Mount Baker Washington
Mount Baker rises above the cloud inversion at sunset,

North Cascades Washington
North Cascades as sunset.

North Cascades Washington
A cloud inversion wraps around a peak in the Cascades in Washington.

Alpine Lakes Washington
A thin cloud tries to form in a deep valley in the Alpine Lakes Wilderness in Washington.

Mount Rainier National Park
A thin cloud inversion in Mount Rainier National Park at sunrise.

Mount Saint Helens
Mount Saint Helens seems to float between the sky and ground as a marine layer rolls in.

Morro Bay California
A strong cloud inversion over Morro Bay in central California.

Redwoods California
Redwoods poke above a marine layer in Sonoma County, California.

Mount Rainier Washington
An inversion beneath the mighty Mount Rainier in Washington.

Olympic National Park Washington
A marine layer erodes over the rugged Olympic coast in Washington.

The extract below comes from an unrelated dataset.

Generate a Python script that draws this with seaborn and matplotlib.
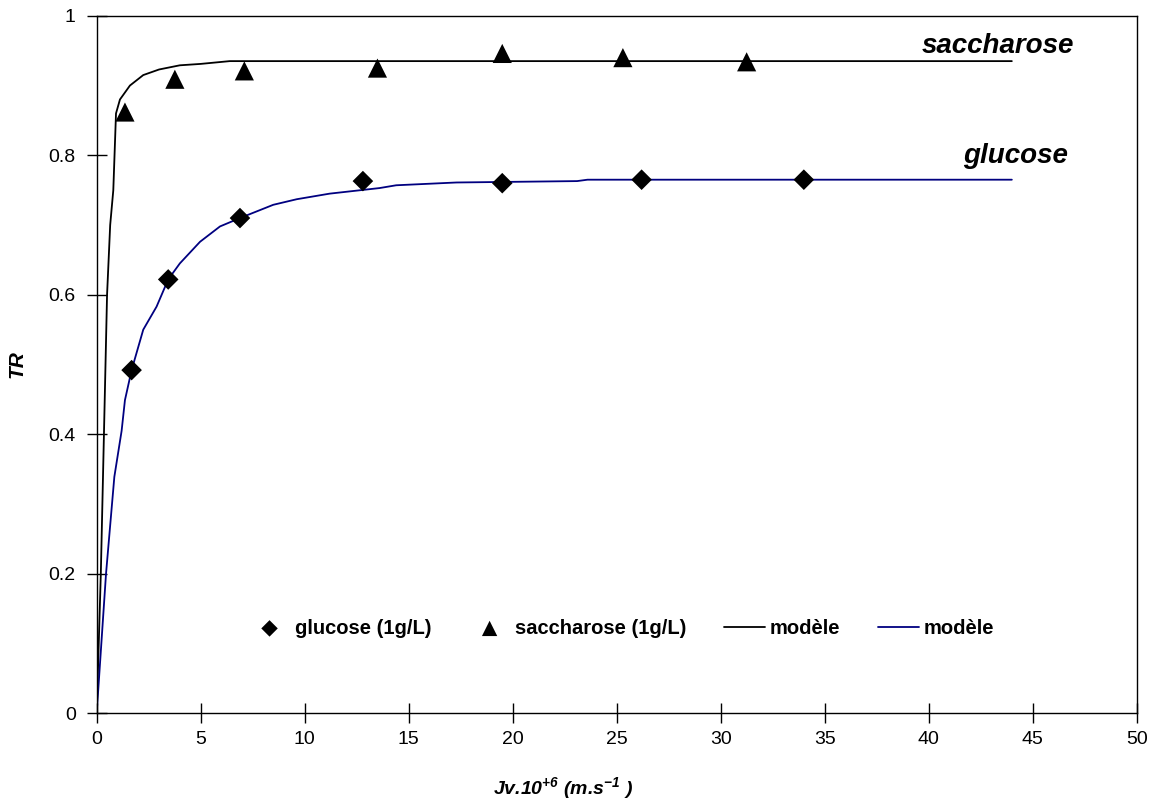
import seaborn as sns
import matplotlib.pyplot as plt
from matplotlib.ticker import FuncFormatter, MultipleLocator

# measured points
glu_x = [1.68, 3.44, 6.89, 12.8, 19.5, 26.2, 34.0]
glu_y = [0.492, 0.622, 0.710, 0.763, 0.760, 0.765, 0.765]
sac_x = [1.36, 3.76, 7.10, 13.5, 19.5, 25.3, 31.25]
sac_y = [0.862, 0.909, 0.921, 0.925, 0.946, 0.940, 0.934]

# model curves
mod_sac_x = [0, 0.2, 0.35, 0.5, 0.65, 0.8, 0.93, 1.12, 1.6, 2.24, 3.0, 4.0, 5.0, 6.4, 44]
mod_sac_y = [0, 0.2, 0.4, 0.6, 0.7, 0.75, 0.86, 0.88, 0.90, 0.915, 0.923, 0.929, 0.931, 0.935, 0.935]
mod_glu_x = [0, 0.45, 0.85, 1.2, 1.36, 1.68, 2.24, 2.88, 3.44, 4.0, 4.97, 5.93, 6.89, 8.49,
             9.62, 11.2, 13.6, 14.4, 17.3, 23.1, 23.6, 44]
mod_glu_y = [0, 0.2, 0.339, 0.405, 0.449, 0.492, 0.55, 0.583, 0.622, 0.645, 0.676, 0.698, 0.710,
             0.729, 0.737, 0.745, 0.753, 0.757, 0.761, 0.763, 0.765, 0.765]

sns.set_style("white")
plt.rcParams['font.family'] = ['Liberation Sans', 'DejaVu Sans']
plt.rcParams['text.color'] = 'black'
plt.rcParams['axes.labelcolor'] = 'black'
plt.rcParams['mathtext.fontset'] = 'custom'
plt.rcParams['mathtext.rm'] = 'Liberation Sans:bold:italic'
plt.rcParams['mathtext.it'] = 'Liberation Sans:bold:italic'
plt.rcParams['mathtext.bf'] = 'Liberation Sans:bold:italic'

fig = plt.figure(figsize=(11.59, 8.01), dpi=100)
ax = fig.add_axes([0.0834, 0.1095, 0.8973, 0.8708])

sns.lineplot(x=mod_sac_x, y=mod_sac_y, ax=ax, color='black', lw=1.3, label='modèle',
             estimator=None, sort=False, zorder=2)
sns.lineplot(x=mod_glu_x, y=mod_glu_y, ax=ax, color='#000080', lw=1.3, label='modèle ',
             estimator=None, sort=False, zorder=2)
sns.scatterplot(x=glu_x, y=glu_y, ax=ax, marker='D', s=110, color='black', edgecolor='none',
                label='glucose (1g/L)', zorder=3)
sns.scatterplot(x=sac_x, y=sac_y, ax=ax, marker='^', s=190, color='black', edgecolor='none',
                label='saccharose (1g/L)', zorder=3)

ax.set_xlim(0, 50)
ax.set_ylim(0, 1)
ax.xaxis.set_major_locator(MultipleLocator(5))
ax.yaxis.set_major_locator(MultipleLocator(0.2))
ax.yaxis.set_major_formatter(FuncFormatter(lambda v, p: '%g' % round(v, 2)))
ax.tick_params(axis='y', direction='inout', length=14, width=1, labelsize=14, colors='black', pad=8, left=True)
ax.tick_params(axis='x', direction='inout', length=14, width=1, labelsize=14, colors='black', pad=6, bottom=True)

for sp in ax.spines.values():
    sp.set_visible(True)
    sp.set_color('black')
    sp.set_linewidth(1.0)

ax.set_xlabel('Jv.10$^{+6}$ (m.s$^{-1}$ )', fontsize=14, fontweight='bold', fontstyle='italic')
ax.xaxis.set_label_coords(0.448, -0.088)
ax.set_ylabel('TR', fontsize=15, fontweight='bold', fontstyle='italic')
ax.yaxis.set_label_coords(-0.067, 0.5)

ax.text(43.33, 0.947, 'saccharose', fontsize=20, fontweight='bold', fontstyle='italic',
        ha='center', va='baseline')
ax.text(44.2, 0.789, 'glucose', fontsize=20, fontweight='bold', fontstyle='italic',
        ha='center', va='baseline')

h, l = ax.get_legend_handles_labels()
order = [2, 3, 0, 1]
leg = ax.legend([h[i] for i in order], ['glucose (1g/L)', 'saccharose (1g/L)', 'modèle', 'modèle'],
                loc='center', bbox_to_anchor=(0.505, 0.122), ncol=4, frameon=False,
                prop={'weight': 'bold', 'size': 14.5}, handlelength=2.0, handletextpad=0.25,
                columnspacing=1.9, markerscale=0.8)

fig.savefig('out.png', dpi=100)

Olympic National Park Washington
Sea stars bask in the grey skies of the June Gloom in Olympic National Park in Washington.

Mount Rainier Washington.
Looking west towards Mount Rainier as a marine layer rolls in.

Washington San Juan Islands
Low clouds stream inland from the Salish Sea in Washington.

Mount Hood Oregon
A marine layer pushes into Mount Hood at sunset.

Mount Saint Helens
Mount Saint Helens emerges from the cloud deck for a brief moment.

Mount Saint Helens
At the top of the cloud deck.

North Cascades Washington
A strong inversion in North Cascades National Park in Washington.